I worked with engineering to understand how the Kindle Scribe rendered the existing pen and highlighter strokes. This would allow me to experiment with algorithms that could generate realistic equivalents for the new tools.
Prototyping the algorithms
With an idea of how I wanted each new tool to look and behave, I needed to explore how this could be achieved on the Kindle Scribe itself. Engineering didn’t yet have the capacity to create a prototype on the device, so I developed a browser-based prototype using React.
I was able to iterate quickly, trying different algorithms, parameters and stylus response models to find an approach I could then review with engineering, PM and other designers for technical and aesthetic feasibility.
Tuning the parameters
With alignment on the rendering algorithms to use, engineering was able to build a prototype that could run on the device so that I could tune how the new writing tools would respond to the pressure and tilt of the stylus.
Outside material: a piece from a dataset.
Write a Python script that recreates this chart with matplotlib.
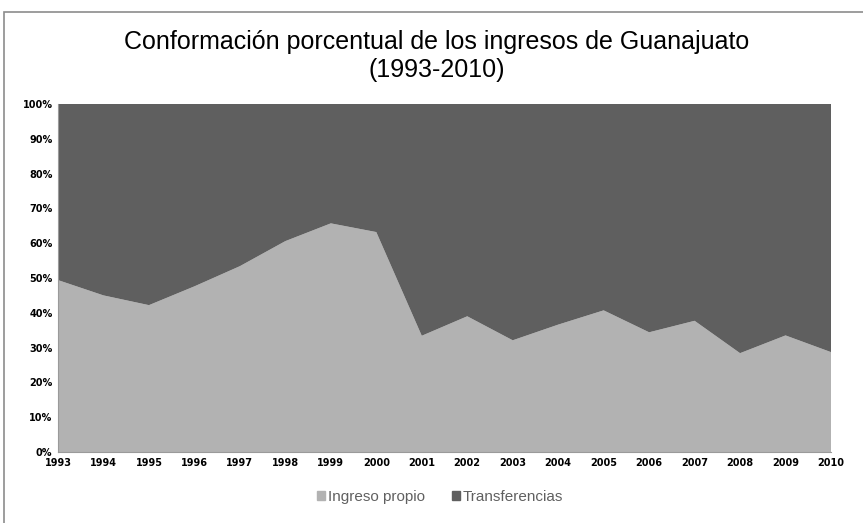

An essential aspect of the tuning process was ensuring the writing tools worked well for every user and their unique writing style. In particular, I’d need to account for how users held the stylus (at what angle relative to the screen) and how much pressure they applied when writing.
To understand this better, I ran a study that captured over 200k samples of raw stylus data from 30 users whilst they wrote on the device, covering both left and right-handed writers of various languages.
I analysed the data using Python statistical library pandas in Jupyter Lab. I calculated a variety of descriptive statistics, which allowed me to determine the sweet spot for the 50 or so parameters that define each writing tool. I also created tests for the stylus response curves to verify that the parameters stayed within their sweet spots as I adjusted them.
“The pencil tool is especially nice. It has an excellent pressure curve, and the tilt support allows for subtle shading.”
The Toolbar UI
I also needed to update the writing toolbar UI so people could use the new writing tools. I created a dozen concepts for the layout, interaction design, and iconography, reviewed and tested them internally, and narrowed them down to the final design.
Testing
The team ran a beta test of the new writing tools and the toolbar UI. The results showed that whilst overall response was positive (everyone—including our VP—loved the new fountain pen!), two of the new pens didn’t score well: the marker and the brush pen. Testers complained that there wasn’t enough distinction between the two and that they didn’t understand what a “brush pen” was. So, after discussions with the PM and the broader leadership team, we decided to cut the brush pen from this release.
The new toolbar UI performed very well and needed no changes before launch.
“The fountain pen is phenomenal. This graphite pencil...blows the competition out of the water. Absolutely, spectacularly good!”
Retrospective
The primary constraint for this project was the short time frame. This impacted us in several ways:
We had to reduce the scope of the release and make some painful cuts. But this helped us focus on delivering the highest value features first.
It limited our ability to explore different algorithmic approaches in the early stages, so we had to make long-term decisions with fewer data than I would’ve liked.
Similarly, I wish we had more time for testing and tuning. We only had time for one large-scale test, and I would’ve loved more writing data samples to give us higher confidence in our design decisions.
Ideally, I would’ve developed my prototype on the Kindle Scribe directly rather than in the browser. But, I had never developed for the Kindle platform before, so I stuck with familiar technologies for speed.
But despite the crunch, we hit our deadlines and launched one of the most requested customer features at a high quality and on time.